### [TASK]
Copy exactly the lines that run from the top of the listing to the line containing "const RED = '#ff2a14', PURPLE = '#4b0a78';", both ends included, and omit the pictures.

■ ■ ■ ■

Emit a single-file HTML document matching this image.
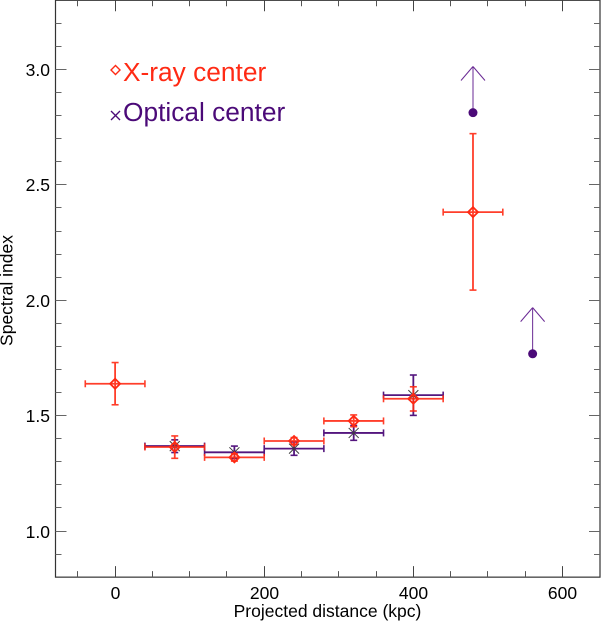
<!DOCTYPE html>
<html>
<head>
<meta charset="utf-8">
<style>
html,body{margin:0;padding:0;background:#fff;}
svg{display:block;}
text{font-family:"Liberation Sans",sans-serif;}
</style>
</head>
<body>
<svg id="chart" width="601" height="622" viewBox="0 0 601 622" xmlns="http://www.w3.org/2000/svg"></svg>
<script>
const xTicksMajor = [0, 200, 400, 600];
const xTicksMinor = [-50, 50, 100, 150, 250, 300, 350, 450, 500, 550];
const yTicksMajor = [1.0, 1.5, 2.0, 2.5, 3.0];
const yTicksMinor = [0.9, 1.1, 1.2, 1.3, 1.4, 1.6, 1.7, 1.8, 1.9, 2.1, 2.2, 2.3, 2.4, 2.6, 2.7, 2.8, 2.9, 3.1, 3.2];
const xrayX = [0, 80, 160, 240, 320, 400, 480];
const xrayY = [1.638, 1.364, 1.319, 1.39, 1.477, 1.573, 2.382];
const xrayYHigh = [1.73, 1.412, 1.335, 1.405, 1.503, 1.625, 2.722];
const xrayYLow = [1.547, 1.315, 1.303, 1.375, 1.452, 1.52, 2.044];
const xrayXErr = [40, 40, 40, 40, 40, 40, 40];
const opticalX = [80, 160, 240, 320, 400];
const opticalY = [1.368, 1.341, 1.357, 1.425, 1.589];
const opticalYHigh = [1.395, 1.368, 1.386, 1.457, 1.676];
const opticalYLow = [1.34, 1.314, 1.328, 1.393, 1.501];
const opticalXErr = [40, 40, 40, 40, 40];
const limitX = [480, 560];
const limitY = [2.813, 1.768];
const limitArrow = [0.2, 0.2];

const X0 = 115.1, XS = 0.7456, Y0 = 531, YS = 230.75;
const xScale = v => X0 + v * XS;
const yScale = v => Y0 - (v - 1) * YS;
const plotLeft = 55.5, plotRight = 600, plotBottom = yScale(0.8), plotTop = yScale(3.3);
const svg = document.getElementById('chart');
const NS = 'http://www.w3.org/2000/svg';
const RED = '#ff2a14', PURPLE = '#4b0a78';

function add(tag, attrs, parent) {
  const el = document.createElementNS(NS, tag);
  for (const k in attrs) el.setAttribute(k, attrs[k]);
  (parent || svg).appendChild(el);
  return el;
}
function drawLine(x1, y1, x2, y2, stroke, w, parent) {
  return add('line', {x1, y1, x2, y2, stroke, 'stroke-width': w}, parent);
}
function drawText(str, x, y, size, anchor, fill, parent) {
  const t = add('text', {x, y, 'font-size': size, 'text-anchor': anchor, fill}, parent);
  t.textContent = str;
  return t;
}

const axes = add('g', {});


const frame = add('rect', {x: plotLeft, y: plotTop, width: plotRight - plotLeft, height: plotBottom - plotTop, fill: 'none', stroke: '#333', 'stroke-width': 1.2}, axes);



const xTicks = add('g', {}, axes);


xTicksMajor.forEach(v => {
  const x = Math.floor(xScale(v)) + 0.5;
  drawLine(x, plotBottom, x, plotBottom - 11, '#444', 1, xTicks);
  drawLine(x, plotTop, x, plotTop + 11, '#444', 1, xTicks);
  const t = drawText(String(v), x, 599, 17.5, 'middle', '#000', xTicks);
  
  
});
xTicksMinor.forEach(v => {
  const x = Math.floor(xScale(v)) + 0.5;
  drawLine(x, plotBottom, x, plotBottom - 6, '#555', 1, xTicks);
  drawLine(x, plotTop, x, plotTop + 6, '#555', 1, xTicks);
});

const yTicks = add('g', {}, axes);


yTicksMajor.forEach(v => {
  const y = Math.round(yScale(v) - 0.5) + 0.5;
  drawLine(plotLeft, y, plotLeft + 11, y, '#666', 1, yTicks);
  drawLine(plotRight, y, plotRight - 11, y, '#666', 1, yTicks);
  const t = drawText(v.toFixed(1), 50, y + 6.5, 17.5, 'end', '#000', yTicks);
  
  
});
yTicksMinor.forEach(v => {
  const y = Math.round(yScale(v) - 0.5) + 0.5;
  drawLine(plotLeft, y, plotLeft + 6, y, '#666', 1, yTicks);
  drawLine(plotRight, y, plotRight - 6, y, '#666', 1, yTicks);
});

const xTitle = drawText('Projected distance (kpc)', 327.5, 617, 17.5, 'middle', '#000');


const yTitle = drawText('Spectral index', 0, 0, 17.5, 'middle', '#000');
yTitle.setAttribute('transform', 'translate(12.5 290.5) rotate(-90)');



function errorBars(px, py, hi, lo, xe, color, parent) {
  const cx = xScale(px), cy = yScale(py);
  drawLine(xScale(px - xe), cy, xScale(px + xe), cy, color, 1.8, parent);
  drawLine(xScale(px - xe), cy - 3.5, xScale(px - xe), cy + 3.5, color, 1.6, parent);
  drawLine(xScale(px + xe), cy - 3.5, xScale(px + xe), cy + 3.5, color, 1.6, parent);
  drawLine(cx, yScale(hi), cx, yScale(lo), color, 1.8, parent);
  drawLine(cx - 3.5, yScale(hi), cx + 3.5, yScale(hi), color, 1.6, parent);
  drawLine(cx - 3.5, yScale(lo), cx + 3.5, yScale(lo), color, 1.6, parent);
}

const optical = add('g', {opacity: 0.95});


opticalX.forEach((px, i) => {
  errorBars(px, opticalY[i], opticalYHigh[i], opticalYLow[i], opticalXErr[i], PURPLE, optical);
  const cx = xScale(px), cy = yScale(opticalY[i]);
  drawLine(cx - 5, cy - 5, cx + 5, cy + 5, '#333', 1, optical);
  drawLine(cx - 5, cy + 5, cx + 5, cy - 5, '#333', 1, optical);
});

const xray = add('g', {opacity: 0.9});


xrayX.forEach((px, i) => {
  errorBars(px, xrayY[i], xrayYHigh[i], xrayYLow[i], xrayXErr[i], RED, xray);
});

const xrayMarkers = add('g', {});


xrayX.forEach((px, i) => {
  const cx = xScale(px), cy = yScale(xrayY[i]);
  add('path', {d: `M${cx - 5} ${cy}L${cx} ${cy - 5}L${cx + 5} ${cy}L${cx} ${cy + 5}Z`, fill: 'none', stroke: RED, 'stroke-width': 1.8}, xrayMarkers);
});

const limits = add('g', {});


limitX.forEach((px, i) => {
  const cx = xScale(px), cy = yScale(limitY[i]), tip = yScale(limitY[i] + limitArrow[i]);
  drawLine(cx, cy, cx, tip, '#6a2a94', 1, limits);
  drawLine(cx, tip, cx - 12, tip + 14, '#6a2a94', 1, limits);
  drawLine(cx, tip, cx + 12, tip + 14, '#6a2a94', 1, limits);
  add('circle', {cx, cy, r: 4.5, fill: PURPLE}, limits);
});

const legend = add('g', {});


const e1 = add('g', {}, legend);


add('path', {d: 'M111 70L115.5 65.5L120 70L115.5 74.5Z', fill: 'none', stroke: RED, 'stroke-width': 1.4}, e1);
drawText('X-ray center', 123, 81, 26.3, 'start', RED, e1);
const e2 = add('g', {}, legend);


drawLine(111, 111, 120, 120, PURPLE, 1.3, e2);
drawLine(111, 120, 120, 111, PURPLE, 1.3, e2);
drawText('Optical center', 123, 121, 26.3, 'start', PURPLE, e2);
</script>
</body>
</html>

■ ■ ■ ■

### [THE RESPONSE]
Emit a single-file HTML document matching this image.
<!DOCTYPE html>
<html>
<head>
<meta charset="utf-8">
<style>
html,body{margin:0;padding:0;background:#fff;}
svg{display:block;}
text{font-family:"Liberation Sans",sans-serif;}
</style>
</head>
<body>
<svg id="chart" width="601" height="622" viewBox="0 0 601 622" xmlns="http://www.w3.org/2000/svg"></svg>
<script>
const xTicksMajor = [0, 200, 400, 600];
const xTicksMinor = [-50, 50, 100, 150, 250, 300, 350, 450, 500, 550];
const yTicksMajor = [1.0, 1.5, 2.0, 2.5, 3.0];
const yTicksMinor = [0.9, 1.1, 1.2, 1.3, 1.4, 1.6, 1.7, 1.8, 1.9, 2.1, 2.2, 2.3, 2.4, 2.6, 2.7, 2.8, 2.9, 3.1, 3.2];
const xrayX = [0, 80, 160, 240, 320, 400, 480];
const xrayY = [1.638, 1.364, 1.319, 1.39, 1.477, 1.573, 2.382];
const xrayYHigh = [1.73, 1.412, 1.335, 1.405, 1.503, 1.625, 2.722];
const xrayYLow = [1.547, 1.315, 1.303, 1.375, 1.452, 1.52, 2.044];
const xrayXErr = [40, 40, 40, 40, 40, 40, 40];
const opticalX = [80, 160, 240, 320, 400];
const opticalY = [1.368, 1.341, 1.357, 1.425, 1.589];
const opticalYHigh = [1.395, 1.368, 1.386, 1.457, 1.676];
const opticalYLow = [1.34, 1.314, 1.328, 1.393, 1.501];
const opticalXErr = [40, 40, 40, 40, 40];
const limitX = [480, 560];
const limitY = [2.813, 1.768];
const limitArrow = [0.2, 0.2];

const X0 = 115.1, XS = 0.7456, Y0 = 531, YS = 230.75;
const xScale = v => X0 + v * XS;
const yScale = v => Y0 - (v - 1) * YS;
const plotLeft = 55.5, plotRight = 600, plotBottom = yScale(0.8), plotTop = yScale(3.3);
const svg = document.getElementById('chart');
const NS = 'http://www.w3.org/2000/svg';
const RED = '#ff2a14', PURPLE = '#4b0a78';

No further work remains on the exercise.